My particular favorites included the enormous rabbit’s foot ferns, which were displayed in hanging baskets at least three feet across.  PHS’s exhibit was nearby, separated from their market by a wooden wall decorated with a green wall that was patterned after the Union Jack flag; passing through this wall was a passageway that split the exhibit in two halves. 


On the right another green wall, made up of edible plants such as Swiss chard and turnip greens, framed a sculpture of brightly-colored wheelbarrows.  



On the left was a small patch of grass complete with a sheep statue; overhead was a wooden trellis, hung below with a quirky assortment of lighting fixtures and glass globes, and topped with a green roof from which a goat statue peered down at us! 



 



The exhibit was framed with a wild border of gaily-colored flowers through which we exited.



From there I went to see the educational exhibits, designed and built by Philadelphia-area high schools and colleges.  Among the exhibitors was my Alma mater, Temple University! 


Temple University Ambler’s Department of Landscape Architecture and Horticulture has designed and built exhibits for the Philadelphia Flower Show since 1987; each year the junior class of landscape architecture students design and build an exhibit as part of their Design/Build Studio class, while the horticulture students grow the plants to be used in the exhibit.  The exhibits themselves, products of each year’s research, design, hard work and cooperation between the landscape architecture and horticulture departments, are a big success (but then, I may be slightly biased).  


Temple Ambler’s exhibit, WILDE! Cultivating wonder in everyday places, recreates an abandoned urban lot, complete with chain link fencing and concrete rubble gabion walls, that Nature has reclaimed as three different oases: ‘Tiger Eyes’ sumac, ninebark, herbs and grasses create a successional habitat atop the gabion walls…


…which lead down to a wild apple orchard carpeted by daffodils and ‘White Splendour’ windflowers.
From there a dilapidated wooden trellis drips rainwater into a basin of crushed glass, on which climbs ‘Margarita’ carolina jessamine. The trellis leads the eye over to a bog fed by the rainwater, which supports rushes, sweetgum trees, marsh marigold and several cultivars of pitcher plants. 




Gelsemium sempervirens 'Margarita'


Cornus sericea 'Cardinal', Juncus effusus 'Afro', and Rhododendron calendulaceum



Fothergilla gardenii 'Suzanne', among some Equisetum

The theme for next year’s Flower Show is “ARTiculture”, and from the sounds of it, 2014 might be a year that you should plan to go!

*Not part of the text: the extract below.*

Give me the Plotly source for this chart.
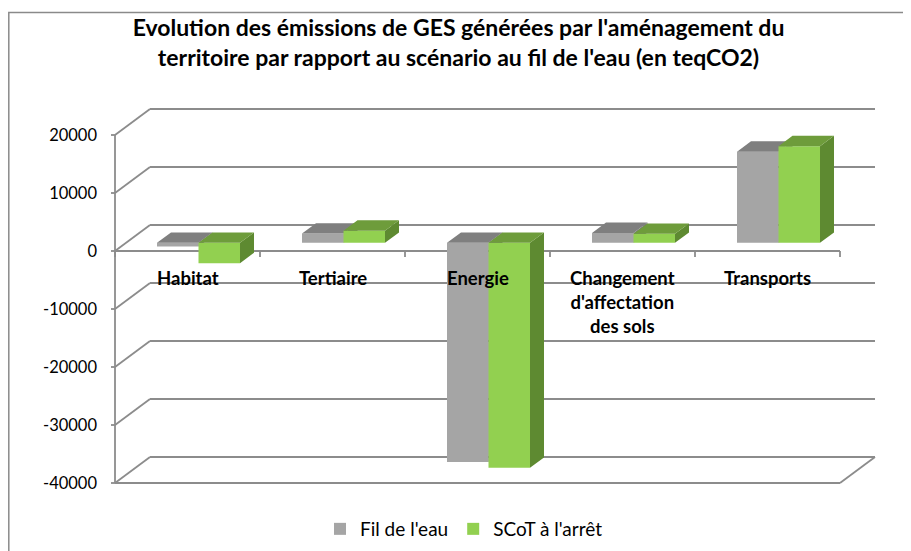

Meanwhile, spring is steadily returning to Welkinweir.  During my walk one sunny day around the grounds, I saw that the Early Spring garden (near the Pinetum) was starting to awaken, with a cheery scattering of winter aconite, crocuses (croci?), Narcissus ‘February Gold’, and Iris ‘Katherine Hodgkins’.




Narcissus 'February Gold'


Iris 'Katherine Hodgkins'



Eranthus, a.k.a. aconite

Nearby, the hellebores coyly hid their faces from view…




Helleborus x orientalis


Helleborus foetidus

…you may need to stoop to view these flowers, but they’re well worth it!

Along Azalea Lane, the Galanthus were in full bloom.  The drifts of little snowdrops looked so pretty in the dappled sunlight!




Be careful where you step along the lane: the Scilla have begun to dot the grass with tiny splashes of periwinkle and white:





Farther along the path, the exotic Persian Ironwood, Parrotia persica, had opened its many scarlet buds.


Now that the weather is becoming somewhat more spring-like, more and more flowers are making their appearance.  The Pieris shrubs have opened their lush clusters of bell-like blooms, and I spied the gold of Cornelian cherry (Cornus mas) across the entrance drive from the main house.  Come visit Welkinweir, and watch the gardens wake up!